CRAN release: 2020-12-12

  • Updates the API backend used to extract UK data to V2. Adds a release date variable which can be used to return data releases from specified dates rather than the latest snapshot.
  • Various fixes to maintain compatibility with data set sources.
  • Adds a quickstart vignette with examples of exploratory data analysis.

covidregionaldata 0.7.0

Breaking changes

  • get_linelist: argument clean changed to clean_dates to reflect slight change in use case.

Changes

  • Added new option to return UK data by NHS region. This will also return “first admissions” hospital data (excludes readmissions). Specify ‘nhsregions = TRUE’. Default is FALSE, returning ONS regions as before.
  • Fixed inconsistent reference dates for variables in UK data. cases_new and cases_total now by “Specimen date” (date of test), while deaths_new and deaths_total are by “Date of death”, for all regions and nations.

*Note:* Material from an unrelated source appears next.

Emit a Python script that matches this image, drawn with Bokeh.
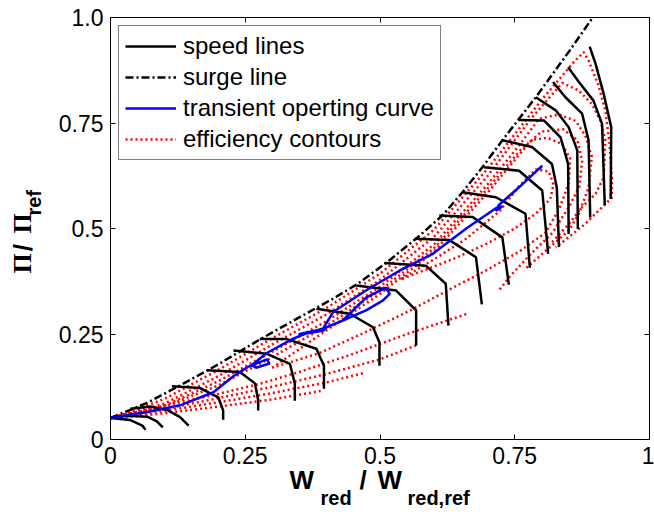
import math
from bokeh.plotting import figure
from bokeh.layouts import row, column
from bokeh.models import (Range1d, LinearAxis, FixedTicker, Legend, LegendItem, Label, CustomLabelingPolicy)
from bokeh.embed import file_html
from bokeh.resources import INLINE

# ---------------- data ----------------
tick_vals = [0, 0.25, 0.5, 0.75, 1]
x_tick_labels = ["0", "0.25", "0.5", "0.75", "1"]
y_tick_labels = ["0", "0.25", "0.5", "0.75", "1.0"]

surge_x = [0.0, 0.068, 0.129, 0.20, 0.277, 0.351, 0.412, 0.459, 0.511, 0.567, 0.616, 0.653, 0.690, 0.727, 0.789, 0.851, 0.893]
surge_y = [0.051, 0.087, 0.128, 0.178, 0.237, 0.290, 0.333, 0.369, 0.418, 0.476, 0.531, 0.586, 0.645, 0.709, 0.811, 0.920, 0.997]

speed_x = [
    [0.0, 0.037, 0.059, 0.065],
    [0.0, 0.031, 0.068, 0.086, 0.097],
    [0.037, 0.074, 0.105, 0.129, 0.145],
    [0.114, 0.166, 0.200, 0.209, 0.209],
    [0.179, 0.240, 0.268, 0.274, 0.274],
    [0.228, 0.290, 0.333, 0.342, 0.342],
    [0.277, 0.327, 0.382, 0.396, 0.396],
    [0.382, 0.444, 0.487, 0.499, 0.499],
    [0.456, 0.530, 0.567, 0.567],
    [0.508, 0.585, 0.622, 0.627],
    [0.564, 0.628, 0.678, 0.689],
    [0.610, 0.672, 0.727, 0.739],
    [0.653, 0.715, 0.770, 0.778],
    [0.693, 0.758, 0.801, 0.812],
    [0.727, 0.782, 0.819, 0.828, 0.832],
    [0.757, 0.804, 0.835, 0.849, 0.850],
    [0.789, 0.826, 0.850, 0.866, 0.867],
    [0.821, 0.844, 0.875, 0.887, 0.890],
    [0.849, 0.869, 0.896, 0.912, 0.917],
    [0.889, 0.900, 0.915, 0.929, 0.928],
]
speed_y = [
    [0.051, 0.046, 0.033, 0.023],
    [0.051, 0.056, 0.054, 0.043, 0.029],
    [0.073, 0.078, 0.070, 0.053, 0.033],
    [0.126, 0.122, 0.100, 0.069, 0.047],
    [0.164, 0.160, 0.133, 0.093, 0.069],
    [0.211, 0.203, 0.179, 0.132, 0.092],
    [0.238, 0.238, 0.215, 0.175, 0.120],
    [0.310, 0.298, 0.266, 0.230, 0.175],
    [0.365, 0.353, 0.306, 0.223],
    [0.418, 0.412, 0.369, 0.270],
    [0.476, 0.473, 0.432, 0.320],
    [0.531, 0.527, 0.479, 0.367],
    [0.586, 0.574, 0.535, 0.407],
    [0.645, 0.637, 0.590, 0.440],
    [0.709, 0.693, 0.653, 0.598, 0.456],
    [0.757, 0.756, 0.716, 0.653, 0.487],
    [0.811, 0.780, 0.740, 0.685, 0.499],
    [0.847, 0.811, 0.772, 0.709, 0.526],
    [0.882, 0.847, 0.803, 0.748, 0.555],
    [0.931, 0.890, 0.819, 0.740, 0.570],
]

blue_x = [0.0, 0.068, 0.129, 0.191, 0.228, 0.255, 0.290, 0.295, 0.270, 0.262, 0.290, 0.339, 0.36, 0.40, 0.395, 0.35, 0.351,
          0.394, 0.431, 0.474, 0.511, 0.518, 0.505, 0.474, 0.431, 0.394, 0.413, 0.474, 0.536, 0.598, 0.66, 0.715, 0.727,
          0.715, 0.72, 0.76, 0.801, 0.795]
blue_y = [0.051, 0.065, 0.081, 0.112, 0.150, 0.172, 0.190, 0.180, 0.170, 0.176, 0.205, 0.239, 0.250, 0.265, 0.258, 0.248, 0.250,
          0.262, 0.282, 0.336, 0.360, 0.345, 0.329, 0.306, 0.282, 0.262, 0.302, 0.353, 0.400, 0.44, 0.50, 0.548, 0.552,
          0.542, 0.555, 0.600, 0.649, 0.640]

eff_x = [
    [0.39, 0.3, 0.2, 0.1, 0.02, 0.0, 0.02, 0.1, 0.2, 0.3, 0.4, 0.5, 0.6, 0.7, 0.8, 0.86, 0.878, 0.887, 0.905, 0.918,
     0.926, 0.930, 0.930, 0.88, 0.826],
    [0.468, 0.4, 0.3, 0.2, 0.1, 0.0, 0.1, 0.2, 0.3, 0.4, 0.5, 0.6, 0.7, 0.78, 0.838, 0.869, 0.893, 0.909, 0.918,
     0.915, 0.900, 0.875, 0.85, 0.815],
    [0.567, 0.5, 0.4, 0.3, 0.2, 0.1, 0.0, 0.1, 0.2, 0.3, 0.4, 0.5, 0.6, 0.7, 0.76, 0.795, 0.832, 0.863, 0.881, 0.893,
     0.887, 0.869, 0.850, 0.81, 0.77],
    [0.66, 0.55, 0.444, 0.35, 0.277, 0.2, 0.1, 0.0, 0.1, 0.2, 0.3, 0.4, 0.5, 0.6, 0.7, 0.76, 0.80, 0.84, 0.866, 0.875,
     0.870, 0.85, 0.82, 0.78, 0.74, 0.72],
    [0.30, 0.4, 0.5, 0.6, 0.7, 0.755, 0.782, 0.810, 0.838, 0.853, 0.850, 0.832, 0.807, 0.758, 0.696, 0.628, 0.555,
     0.474, 0.388, 0.30],
    [0.539, 0.598, 0.659, 0.721, 0.758, 0.789, 0.813, 0.822, 0.816, 0.789, 0.75, 0.70, 0.64, 0.58, 0.539],
]
eff_y = [
    [0.115, 0.095, 0.078, 0.062, 0.052, 0.051, 0.058, 0.096, 0.165, 0.240, 0.311, 0.393, 0.497, 0.642, 0.805, 0.895,
     0.918, 0.898, 0.840, 0.780, 0.700, 0.620, 0.573, 0.510, 0.455],
    [0.157, 0.135, 0.110, 0.088, 0.068, 0.051, 0.085, 0.150, 0.225, 0.296, 0.378, 0.480, 0.625, 0.760, 0.845, 0.827,
     0.795, 0.756, 0.709, 0.621, 0.582, 0.551, 0.510, 0.462],
    [0.223, 0.190, 0.155, 0.125, 0.098, 0.072, 0.051, 0.080, 0.138, 0.208, 0.280, 0.362, 0.462, 0.605, 0.700, 0.760,
     0.770, 0.755, 0.720, 0.670, 0.597, 0.535, 0.495, 0.450, 0.405],
    [0.297, 0.250, 0.200, 0.160, 0.132, 0.108, 0.080, 0.051, 0.078, 0.128, 0.195, 0.269, 0.353, 0.453, 0.595, 0.685,
     0.730, 0.735, 0.710, 0.660, 0.600, 0.550, 0.490, 0.440, 0.385, 0.352],
    [0.170, 0.258, 0.345, 0.445, 0.585, 0.670, 0.710, 0.715, 0.700, 0.665, 0.606, 0.545, 0.490, 0.445, 0.400, 0.355,
     0.305, 0.255, 0.205, 0.170],
    [0.380, 0.425, 0.475, 0.540, 0.600, 0.640, 0.635, 0.605, 0.570, 0.535, 0.500, 0.465, 0.430, 0.400, 0.380],
]

FONT = "Liberation Sans"

# ---------------- main plot ----------------
p = figure(width=604, height=473, output_backend="svg", toolbar_location=None,
           x_range=Range1d(0, 1), y_range=Range1d(0, 1),
           min_border_left=60, min_border_right=3, min_border_top=17, min_border_bottom=34)
p.background_fill_color = "white"
p.border_fill_color = "white"
p.outline_line_color = "black"
p.outline_line_width = 1
p.xgrid.visible = False
p.ygrid.visible = False

def style_axis(ax, labels, show_labels=True):
    ax.ticker = FixedTicker(ticks=tick_vals)
    ax.major_label_overrides = {v: l for v, l in zip(tick_vals, labels)}
    ax.minor_tick_line_color = None
    ax.major_tick_in = 5
    ax.major_tick_out = 0
    ax.axis_line_color = "black"
    ax.major_tick_line_color = "black"
    ax.major_label_text_font = FONT
    ax.major_label_text_color = "black"
    if show_labels:
        ax.major_label_text_font_size = "23px"
        ax.major_label_standoff = 7
    else:
        ax.major_label_text_font_size = "1px"
        ax.major_label_standoff = 0
        ax.major_label_policy = CustomLabelingPolicy(code="return []")

style_axis(p.xaxis[0], x_tick_labels)
style_axis(p.yaxis[0], y_tick_labels)
top_ax = LinearAxis()
right_ax = LinearAxis()
style_axis(top_ax, x_tick_labels, False)
style_axis(right_ax, y_tick_labels, False)
p.add_layout(top_ax, "above")
p.add_layout(right_ax, "right")

eff_r = p.multi_line(eff_x, eff_y, line_color="red", line_width=2.5, line_dash="2 3")
speed_r = p.multi_line(speed_x, speed_y, line_color="black", line_width=2.5)
surge_r = p.line(surge_x, surge_y, line_color="black", line_width=2.5, line_dash="8 3 2 3")
blue_r = p.line(blue_x, blue_y, line_color="blue", line_width=2.5)

legend = Legend(items=[
    LegendItem(label="speed lines", renderers=[speed_r]),
    LegendItem(label="surge line", renderers=[surge_r]),
    LegendItem(label="transient operting curve", renderers=[blue_r]),
    LegendItem(label="efficiency contours", renderers=[eff_r]),
], location="top_left")
legend.label_text_font = FONT
legend.label_text_font_size = "24px"
legend.label_text_color = "black"
legend.border_line_color = "black"
legend.border_line_width = 1
legend.background_fill_alpha = 1
legend.margin = 8
legend.padding = 6
legend.spacing = 3
legend.glyph_width = 51
legend.label_standoff = 7
p.add_layout(legend)

# ---------------- axis titles (own small text panels) ----------------
def text_panel(w, h, transparent=False):
    f = figure(width=w, height=h, output_backend="svg", toolbar_location=None,
               x_range=Range1d(0, w), y_range=Range1d(0, h),
               x_axis_type=None, y_axis_type=None, min_border=0)
    f.outline_line_color = None
    if transparent:
        f.background_fill_alpha = 0
        f.border_fill_alpha = 0
    else:
        f.background_fill_color = "white"
        f.border_fill_color = "white"
    return f

xlab = text_panel(654, 49, transparent=True)
xlab.margin = (-10, 0, 0, 0)
bold = dict(text_font=FONT, text_font_style="bold", text_color="black",
            text_baseline="alphabetic", text_align="left")
xlab.add_layout(Label(x=289, y=33, text="W", text_font_size="26px", **bold))
xlab.add_layout(Label(x=320, y=15, text="red", text_font_size="20px", **bold))
xlab.add_layout(Label(x=359, y=33, text="/", text_font_size="26px", **bold))
xlab.add_layout(Label(x=377, y=33, text="W", text_font_size="26px", **bold))
xlab.add_layout(Label(x=407, y=15, text="red,ref", text_font_size="20px", **bold))

ylab = text_panel(50, 473)
serif = dict(text_font="Liberation Serif", text_font_style="bold", text_color="black",
             text_baseline="alphabetic", text_align="left", angle=math.pi / 2)
ylab.add_layout(Label(x=22, y=186, text="Π", text_font_size="26px", **serif))
ylab.add_layout(Label(x=22, y=211, text="/", text_font_size="26px", **dict(serif, text_font=FONT)))
ylab.add_layout(Label(x=22, y=231, text="Π", text_font_size="26px", **serif))
ylab.add_layout(Label(x=33, y=251, text="ref", text_font_size="20px", **dict(serif, text_font=FONT)))

layout = column(row(ylab, p, spacing=0), xlab, spacing=0)
open("out.html", "w").write(file_html(layout, INLINE))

  • Additional delays added to get_linelist when clean_dates = TRUE.

covidregionaldata 0.6.0

CRAN release: 2020-08-27

  • Added whitespace trimming to all regional data functions.
  • Fixed region codes for Colombia.
  • Fixed region name cleaning for afghanistan.
  • Updated UK data source and expanded available variables based on the newly implemented API.
  • Enabled regional localisation to be optional.
  • Minor quality of life changes.

covidregionaldata 0.5.0

CRAN release: 2020-07-24

  • Release candidate.

covidregionaldata 0.4.0

  • Added functions to extract regional cases for Spain, Japan, South Korea, the United Kingdom, and the United States.
  • Improved data extraction from the ECDC.
  • Added minimal unit tests.

covidregionaldata 0.3.0

  • Added a function to extract case counts by region for Italy.
  • Function to extract ECDC cases.
  • Added a function to extract case counts by region in Germany.
  • Fixed cache reset.
  • Added a covidregionaldata cache of the public linelist as a fall back option if the source is not available.

covidregionaldata 0.2.0

  • Added memoise functionality to automatically cache in the current directory all remote resources.
  • Added a non-Hubei linelist function that can extract country and city linelists.
  • Added a function to extract the latest WHO case counts.
  • Added a function to summarise the current total number of cases.

covidregionaldata 0.1.0

  • Added a NEWS.md file to track changes to the package.
  • Added get_linelist function
  • Added functions to reparameterise Weibull and Gamma distributions with mean and standard deviations.